Extracted entries ::
== == ==

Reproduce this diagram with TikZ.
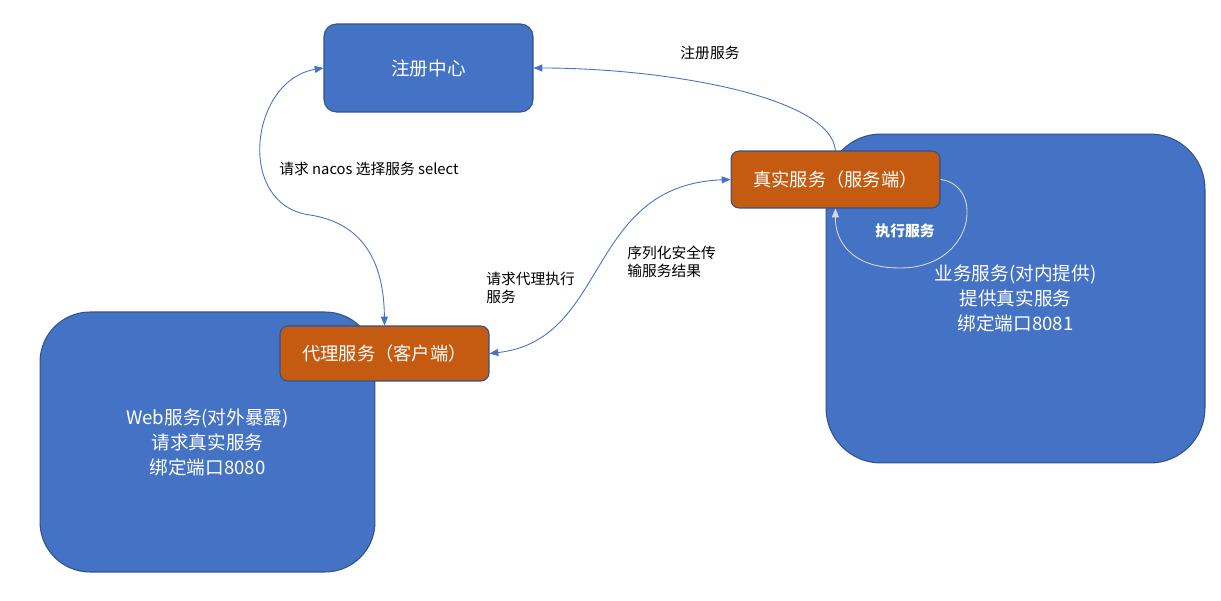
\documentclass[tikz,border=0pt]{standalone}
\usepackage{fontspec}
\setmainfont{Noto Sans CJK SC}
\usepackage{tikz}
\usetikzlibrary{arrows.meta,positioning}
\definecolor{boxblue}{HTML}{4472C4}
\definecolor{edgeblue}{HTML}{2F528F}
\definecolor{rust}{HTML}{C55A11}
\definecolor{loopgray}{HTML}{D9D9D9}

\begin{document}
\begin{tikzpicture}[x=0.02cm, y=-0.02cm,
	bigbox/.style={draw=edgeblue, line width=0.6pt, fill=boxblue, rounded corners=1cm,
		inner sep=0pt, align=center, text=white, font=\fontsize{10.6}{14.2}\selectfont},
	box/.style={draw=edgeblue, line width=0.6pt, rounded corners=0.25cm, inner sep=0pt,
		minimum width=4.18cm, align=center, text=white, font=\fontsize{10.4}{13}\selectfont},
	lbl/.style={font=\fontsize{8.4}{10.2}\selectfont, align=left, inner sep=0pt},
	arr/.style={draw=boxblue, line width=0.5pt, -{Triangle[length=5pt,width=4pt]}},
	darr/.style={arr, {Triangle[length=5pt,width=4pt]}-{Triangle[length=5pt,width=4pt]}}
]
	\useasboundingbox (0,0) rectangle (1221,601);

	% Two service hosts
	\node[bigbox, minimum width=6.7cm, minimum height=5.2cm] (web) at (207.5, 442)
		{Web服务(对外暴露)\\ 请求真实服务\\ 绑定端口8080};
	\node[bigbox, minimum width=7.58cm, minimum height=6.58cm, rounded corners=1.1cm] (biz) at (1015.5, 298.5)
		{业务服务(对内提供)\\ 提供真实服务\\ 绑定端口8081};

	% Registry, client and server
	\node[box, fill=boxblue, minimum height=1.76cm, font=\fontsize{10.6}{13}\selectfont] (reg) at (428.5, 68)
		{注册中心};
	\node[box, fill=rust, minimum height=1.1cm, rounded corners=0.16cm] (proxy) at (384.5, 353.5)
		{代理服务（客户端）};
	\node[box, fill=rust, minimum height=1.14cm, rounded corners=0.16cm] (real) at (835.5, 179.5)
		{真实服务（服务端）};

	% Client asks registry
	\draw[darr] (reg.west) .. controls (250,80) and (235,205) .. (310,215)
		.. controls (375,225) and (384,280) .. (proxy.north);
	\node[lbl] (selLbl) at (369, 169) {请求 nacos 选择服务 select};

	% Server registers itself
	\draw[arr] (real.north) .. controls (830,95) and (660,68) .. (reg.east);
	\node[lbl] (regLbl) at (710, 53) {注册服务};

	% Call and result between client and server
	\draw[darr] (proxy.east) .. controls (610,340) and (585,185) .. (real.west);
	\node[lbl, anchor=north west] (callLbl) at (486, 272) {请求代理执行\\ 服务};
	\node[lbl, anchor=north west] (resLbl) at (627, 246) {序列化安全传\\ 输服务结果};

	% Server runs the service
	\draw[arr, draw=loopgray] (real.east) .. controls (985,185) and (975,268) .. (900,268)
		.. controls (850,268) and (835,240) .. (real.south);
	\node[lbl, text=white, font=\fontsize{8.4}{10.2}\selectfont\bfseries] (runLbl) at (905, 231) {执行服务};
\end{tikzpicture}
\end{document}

== == ==

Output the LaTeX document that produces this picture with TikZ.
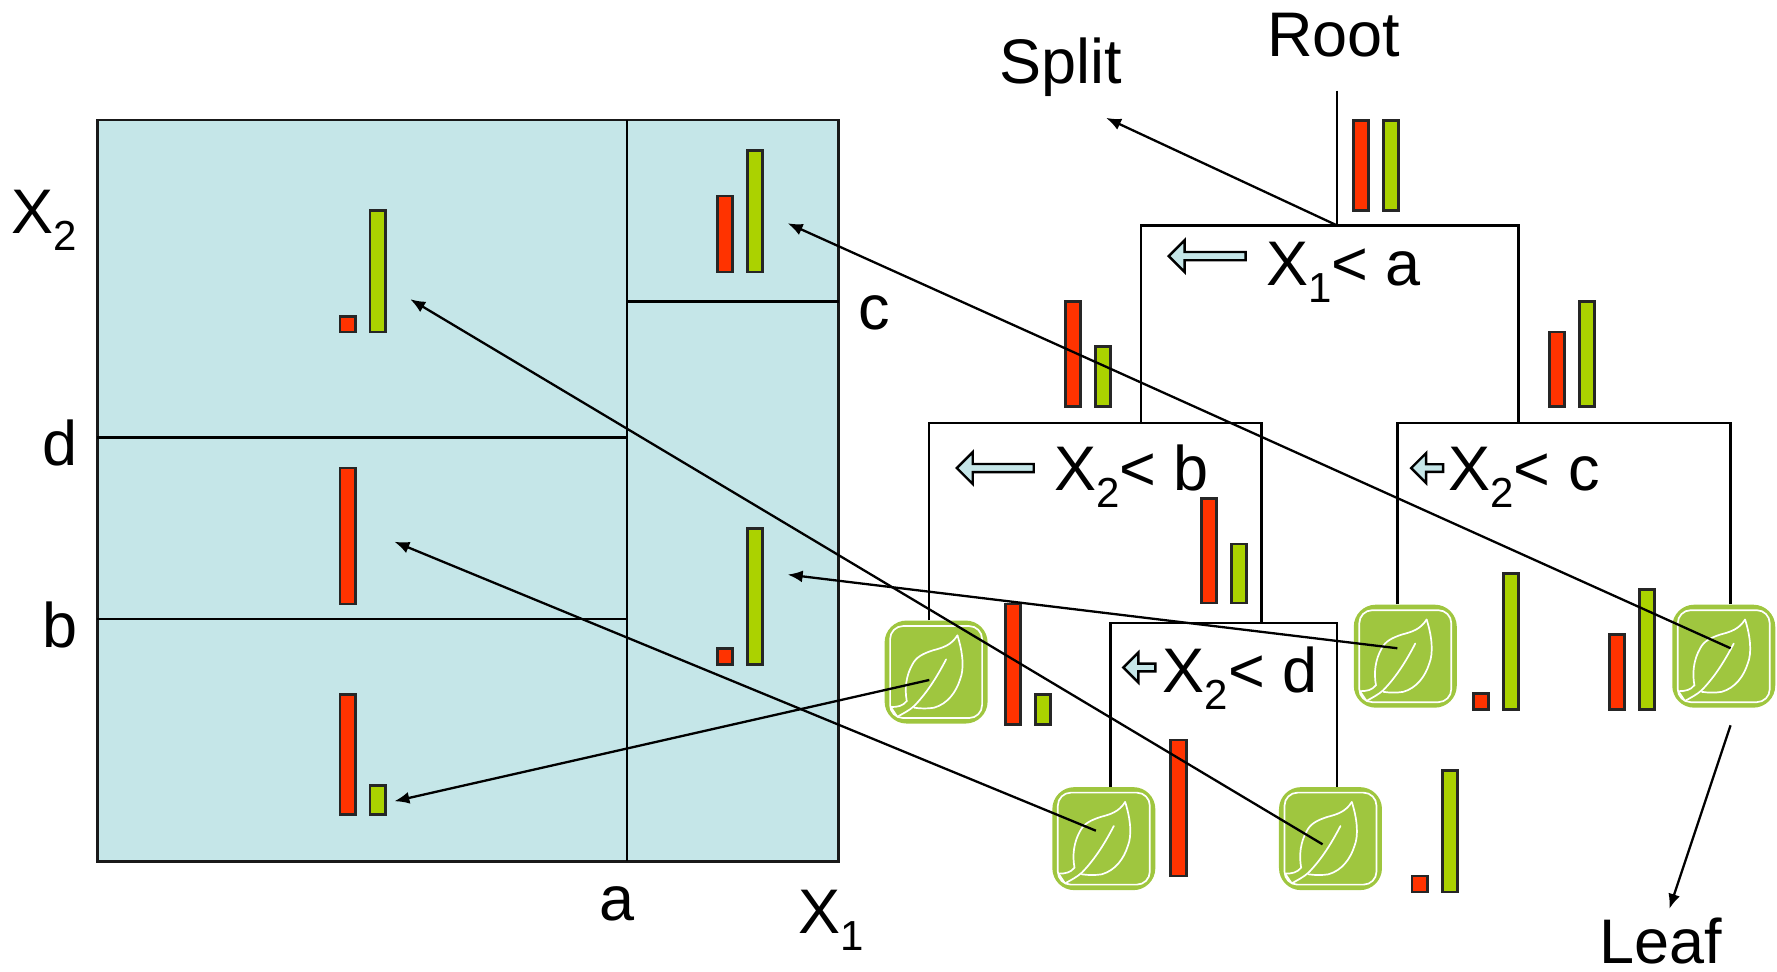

== == ==

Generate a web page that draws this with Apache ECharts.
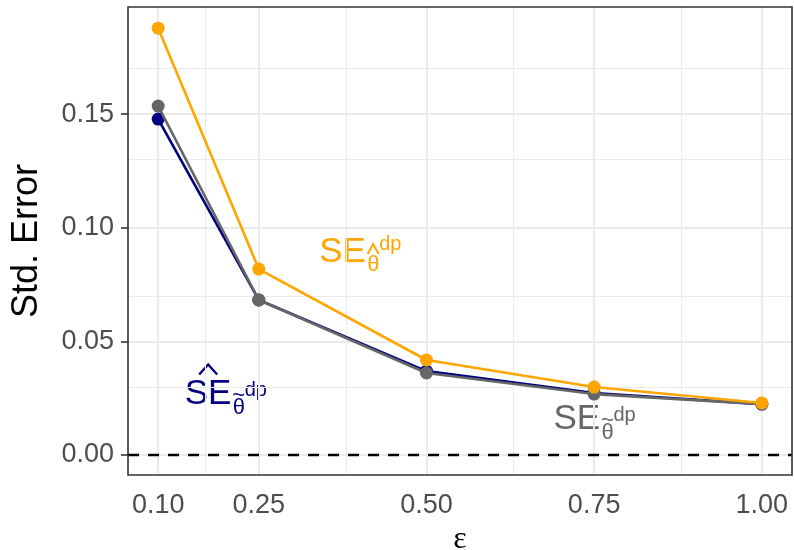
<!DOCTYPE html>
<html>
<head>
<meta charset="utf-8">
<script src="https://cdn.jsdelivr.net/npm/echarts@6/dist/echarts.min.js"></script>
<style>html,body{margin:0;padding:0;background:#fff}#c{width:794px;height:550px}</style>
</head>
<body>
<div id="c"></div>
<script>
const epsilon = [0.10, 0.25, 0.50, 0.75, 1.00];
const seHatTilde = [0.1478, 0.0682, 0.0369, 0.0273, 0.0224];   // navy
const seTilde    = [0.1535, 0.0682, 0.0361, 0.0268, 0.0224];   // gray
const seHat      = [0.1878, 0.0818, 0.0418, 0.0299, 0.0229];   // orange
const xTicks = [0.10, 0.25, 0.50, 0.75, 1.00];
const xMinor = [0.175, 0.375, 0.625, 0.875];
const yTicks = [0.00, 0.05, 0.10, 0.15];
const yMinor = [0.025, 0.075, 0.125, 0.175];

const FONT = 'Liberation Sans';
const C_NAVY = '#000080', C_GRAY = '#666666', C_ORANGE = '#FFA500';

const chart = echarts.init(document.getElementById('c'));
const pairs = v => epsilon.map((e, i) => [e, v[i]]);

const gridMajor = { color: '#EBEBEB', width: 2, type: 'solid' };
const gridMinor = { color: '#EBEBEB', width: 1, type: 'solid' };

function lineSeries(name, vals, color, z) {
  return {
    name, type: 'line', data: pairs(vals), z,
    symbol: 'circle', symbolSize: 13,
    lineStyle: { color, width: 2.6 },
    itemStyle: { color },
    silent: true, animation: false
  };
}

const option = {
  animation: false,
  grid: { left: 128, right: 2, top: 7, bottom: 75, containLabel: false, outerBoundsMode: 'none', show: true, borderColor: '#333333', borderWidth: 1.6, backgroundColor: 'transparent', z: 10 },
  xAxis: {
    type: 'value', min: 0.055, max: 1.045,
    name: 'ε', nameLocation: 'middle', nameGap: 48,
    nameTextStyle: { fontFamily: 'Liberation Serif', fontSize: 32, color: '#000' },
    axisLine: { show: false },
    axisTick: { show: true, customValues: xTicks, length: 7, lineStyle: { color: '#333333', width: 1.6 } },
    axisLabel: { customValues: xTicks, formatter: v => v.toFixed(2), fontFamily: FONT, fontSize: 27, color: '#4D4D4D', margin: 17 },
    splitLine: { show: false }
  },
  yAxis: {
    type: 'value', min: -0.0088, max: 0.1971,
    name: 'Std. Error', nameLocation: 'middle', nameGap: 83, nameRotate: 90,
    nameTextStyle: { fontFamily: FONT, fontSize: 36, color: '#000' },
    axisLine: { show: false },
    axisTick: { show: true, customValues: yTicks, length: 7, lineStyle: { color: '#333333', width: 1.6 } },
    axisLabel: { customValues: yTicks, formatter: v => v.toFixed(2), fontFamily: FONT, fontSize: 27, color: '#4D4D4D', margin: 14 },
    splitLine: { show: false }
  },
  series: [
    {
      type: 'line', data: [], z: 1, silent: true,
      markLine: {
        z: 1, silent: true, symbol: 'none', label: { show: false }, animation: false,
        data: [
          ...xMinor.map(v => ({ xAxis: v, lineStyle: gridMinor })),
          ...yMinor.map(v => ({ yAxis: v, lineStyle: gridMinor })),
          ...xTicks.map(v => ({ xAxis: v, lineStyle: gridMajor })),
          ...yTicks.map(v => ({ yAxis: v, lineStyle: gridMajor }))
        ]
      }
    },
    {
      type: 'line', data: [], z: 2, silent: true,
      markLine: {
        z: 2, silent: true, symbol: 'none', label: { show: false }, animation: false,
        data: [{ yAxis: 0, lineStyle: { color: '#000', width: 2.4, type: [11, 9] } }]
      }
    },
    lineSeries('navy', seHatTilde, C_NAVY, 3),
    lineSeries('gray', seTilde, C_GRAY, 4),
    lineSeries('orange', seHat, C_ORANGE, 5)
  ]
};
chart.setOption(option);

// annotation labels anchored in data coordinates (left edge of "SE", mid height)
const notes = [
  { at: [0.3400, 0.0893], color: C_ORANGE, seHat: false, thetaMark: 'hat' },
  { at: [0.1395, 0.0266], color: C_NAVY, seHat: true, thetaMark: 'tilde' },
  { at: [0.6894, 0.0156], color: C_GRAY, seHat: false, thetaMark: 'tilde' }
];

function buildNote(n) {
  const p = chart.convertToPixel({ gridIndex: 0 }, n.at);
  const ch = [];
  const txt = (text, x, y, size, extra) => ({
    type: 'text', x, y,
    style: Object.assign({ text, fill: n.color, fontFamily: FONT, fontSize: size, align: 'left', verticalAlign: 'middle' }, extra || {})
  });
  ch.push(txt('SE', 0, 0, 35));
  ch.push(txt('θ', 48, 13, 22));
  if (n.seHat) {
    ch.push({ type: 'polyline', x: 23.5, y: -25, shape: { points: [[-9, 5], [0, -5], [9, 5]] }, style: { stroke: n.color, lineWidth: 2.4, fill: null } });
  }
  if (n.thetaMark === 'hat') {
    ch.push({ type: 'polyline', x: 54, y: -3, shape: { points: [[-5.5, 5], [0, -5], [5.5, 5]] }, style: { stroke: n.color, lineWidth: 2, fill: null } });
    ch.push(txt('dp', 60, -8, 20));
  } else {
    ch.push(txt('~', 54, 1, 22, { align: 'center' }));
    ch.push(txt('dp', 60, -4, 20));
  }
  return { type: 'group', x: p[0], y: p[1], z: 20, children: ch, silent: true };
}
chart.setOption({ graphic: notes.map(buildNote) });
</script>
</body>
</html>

== == ==

What to do ::
In the records above, find the line with "Reproduce this diagram with TikZ." and the line with "(0,0) rectangle (1221,601);", then restate word for word only those two lines and all lines between, omitting pictures.

Written solution ::
Reproduce this diagram with TikZ.
\documentclass[tikz,border=0pt]{standalone}
\usepackage{fontspec}
\setmainfont{Noto Sans CJK SC}
\usepackage{tikz}
\usetikzlibrary{arrows.meta,positioning}
\definecolor{boxblue}{HTML}{4472C4}
\definecolor{edgeblue}{HTML}{2F528F}
\definecolor{rust}{HTML}{C55A11}
\definecolor{loopgray}{HTML}{D9D9D9}

\begin{document}
\begin{tikzpicture}[x=0.02cm, y=-0.02cm,
	bigbox/.style={draw=edgeblue, line width=0.6pt, fill=boxblue, rounded corners=1cm,
		inner sep=0pt, align=center, text=white, font=\fontsize{10.6}{14.2}\selectfont},
	box/.style={draw=edgeblue, line width=0.6pt, rounded corners=0.25cm, inner sep=0pt,
		minimum width=4.18cm, align=center, text=white, font=\fontsize{10.4}{13}\selectfont},
	lbl/.style={font=\fontsize{8.4}{10.2}\selectfont, align=left, inner sep=0pt},
	arr/.style={draw=boxblue, line width=0.5pt, -{Triangle[length=5pt,width=4pt]}},
	darr/.style={arr, {Triangle[length=5pt,width=4pt]}-{Triangle[length=5pt,width=4pt]}}
]
	\useasboundingbox (0,0) rectangle (1221,601);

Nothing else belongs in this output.